I don't know if the kid watched me treading water, because I spent the entire time staring at the big clock on the wall, and concentrating on not drowning, but I did "pass" the test, and proceeded to register for the rowing class.
The reason I think of this story is because now, even years later, I can easily recall now uncertain I was, driving to the first rowing class. Was I wearing the right clothes? Who would be in the class? Was I supposed to bring anything? Would it be hard? When I parked my car, I sat for a moment and considered not even going inside the building.
And I also laughed at my insecurities, because I thought, "what is with me? I get up and teach yoga every day to strangers and feel perfectly confident about it!" In the end, the class was great, I made some friends, and learned the fundamentals of rowing: enough so that I can appreciate it when I see someone else doing it well.
What I learned is how trying something foreign to you can be so uncomfortable, and I really learned first hand to appreciate how difficult it can be to enter a new world where you don't know the customs (proper attire?) or quite what is going to happen to you.
So for those of you approaching a new yoga class, here are a few tips:
1. Look into it. Go to a class recommended by a friend, or that you've read about online. Maybe you've met the teacher and they seemed like someone with something to offer. There are many classes and styles and teachers out there, so choose one that seems like it might be in the ballpark of what you're looking for. Choosing a class or a yoga teacher is something I could dedicate several posts to, but in a nutshell: for your own sake don't make a random choice; do a little investigation about what you're getting into.
2. Eat lightly and avoid eating at all for a couple of hours before class; likewise I minimize distraction and focus on the subtle energy by instructing students not to drink water during or right before or after class. Wear clothes you feel comfortable in. Come ready to focus your whole attention on the class.
3. Introduce yourself to the teacher. Usually a yoga teacher would approach you if you're new in class. If they don't let the teacher know who you are and if you have any concerns or issues you're dealing with. They will be glad to know, and can modify what they are teaching to support you, and/or offer modifications and variations that may work for you.
4. Especially if you've been to other yoga classes: follow instructions.
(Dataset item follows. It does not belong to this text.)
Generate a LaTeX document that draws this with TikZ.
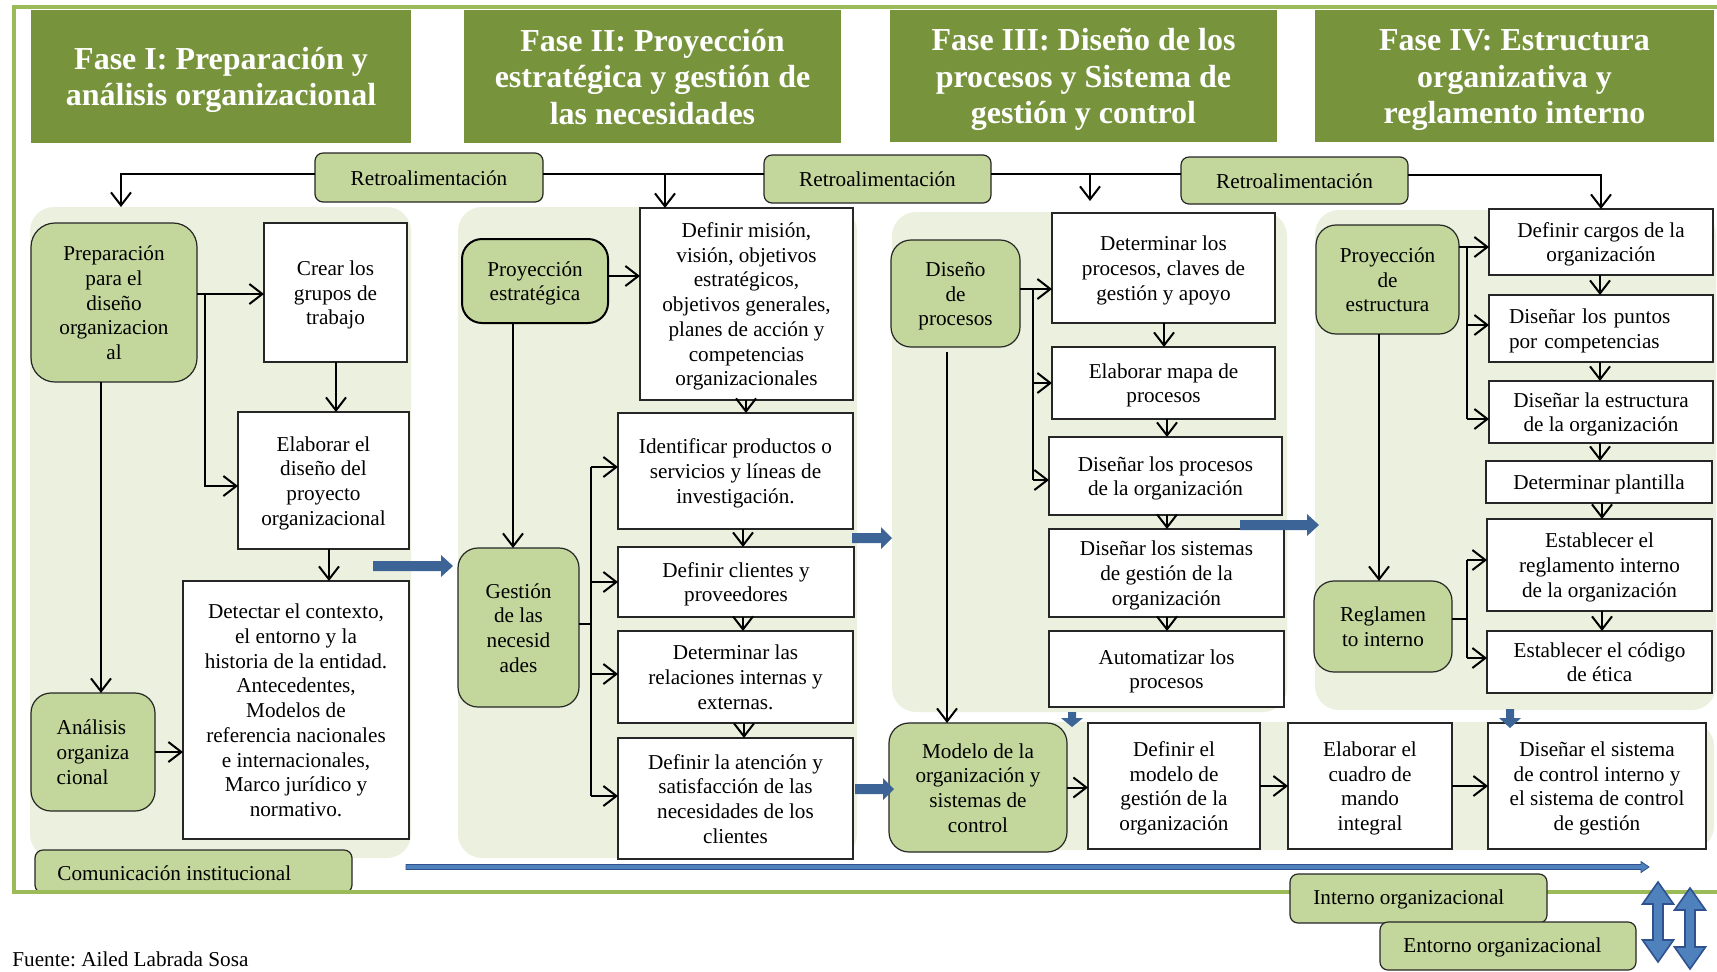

Cultivate patience if you've heard another way to practice a pose from another teacher, and follow the directions you're being given in the moment. By entering the class you've made an agreement to trust that teacher and try what they suggest (within reason) for the duration of that class. If you don't trust the teacher, you're probably in the wrong class. Also, different teachers may describe a different activity or pose differently depending upon how it falls in a sequence, their experience and lineage, or what they are focusing on in that particular class. It's not that there is necessarily a right or wrong way to "do" the pose, rather there are different ways, and the teacher is suggesting to do it in the way that is appropriate for the time and situation at the moment.
5. If you do come with a friend, avoid side talking, in favor of focusing on your own experience in class. Distracting your friend will detract from their yoga practice, and yours. The benefit you derive from the practice comes in proportion to the degree of focus and attention you can bring to your own experience.
These are all simple things, but good guidelines to keep in mind when trying something new.
An open mind, patience, consideration and kindness to yourself and others, and alert observation will serve you not only in yoga class, but in any aspect of life.